*** SUPPLIED DATA
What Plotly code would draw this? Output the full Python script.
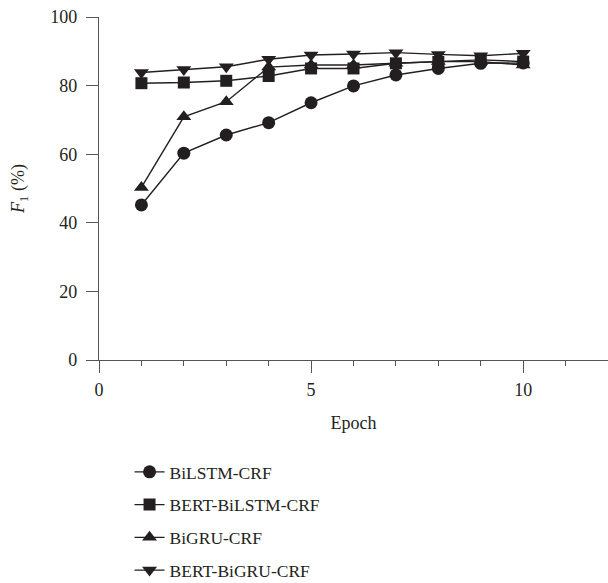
import plotly.graph_objects as go

epochs = [1, 2, 3, 4, 5, 6, 7, 8, 9, 10]
bilstm_crf = [45.2, 60.3, 65.6, 69.2, 75.0, 79.9, 83.1, 85.0, 86.5, 86.6]
bert_bilstm_crf = [80.7, 80.9, 81.4, 82.8, 85.0, 85.0, 86.5, 86.9, 87.5, 87.0]
bigru_crf = [50.3, 70.9, 75.3, 85.4, 86.0, 86.0, 86.5, 87.0, 87.0, 86.0]
bert_bigru_crf = [83.8, 84.7, 85.5, 87.7, 88.9, 89.2, 89.6, 89.1, 88.7, 89.4]

series = [
    ("BiLSTM-CRF", bilstm_crf, "circle", 13),
    ("BERT-BiLSTM-CRF", bert_bilstm_crf, "square", 12),
    ("BiGRU-CRF", bigru_crf, "triangle-up", 13),
    ("BERT-BiGRU-CRF", bert_bigru_crf, "triangle-down", 13),
]

ink = "#231f20"
font_family = "Liberation Serif"

fig = go.Figure()
for i, (name, vals, sym, sz) in enumerate(series):
    fig.add_trace(go.Scatter(
        x=epochs, y=vals, name=name, mode="lines+markers",
        line=dict(color=ink, width=1.4),
        marker=dict(symbol=sym, size=sz, color=ink),
        legendgroup="g%d" % i,
    ))

fig.update_layout(
    width=608, height=583,
    margin=dict(l=99, r=0, t=17, b=223, autoexpand=False),
    paper_bgcolor="white", plot_bgcolor="white",
    font=dict(family=font_family, size=18, color="#231f20"),
    showlegend=True,
    legend=dict(
        x=0.06, y=-0.274, xanchor="left", yanchor="top",
        font=dict(family=font_family, size=17.5, color="#231f20"),
        tracegroupgap=7, bgcolor="rgba(0,0,0,0)",
    ),
    xaxis=dict(
        range=[0, 12], tickvals=[0, 5, 10], ticks="outside", ticklen=12,
        tickwidth=1.3, tickcolor="#555", showline=True, linecolor="#555",
        linewidth=1.3, showgrid=False, zeroline=False, automargin=False,
        minor=dict(dtick=1, ticks="outside", ticklen=5, tickwidth=1.3, tickcolor="#555", showgrid=False),
        title=dict(text="Epoch", font=dict(size=18), standoff=17),
        tickfont=dict(size=18), ticklabelstandoff=1,
    ),
    yaxis=dict(
        range=[0, 100], tickvals=[0, 20, 40, 60, 80, 100], ticks="outside",
        ticklen=12, tickwidth=1.3, tickcolor="#555", showline=True,
        linecolor="#555", linewidth=1.3, showgrid=False, zeroline=False,
        automargin=False,
        title=dict(text="<i>F</i><sub>1</sub> (%)", font=dict(size=18), standoff=20),
        tickfont=dict(size=18), ticklabelstandoff=5,
    ),
)

fig.write_html("out.html")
******
### GIVEN EXERCISE
Copy nothing but the lines from the top of the data down to the line containing "import plotly.graph_objects as go", and leave the pictures out.

### CORRECT OUTPUT
What Plotly code would draw this? Output the full Python script.
import plotly.graph_objects as go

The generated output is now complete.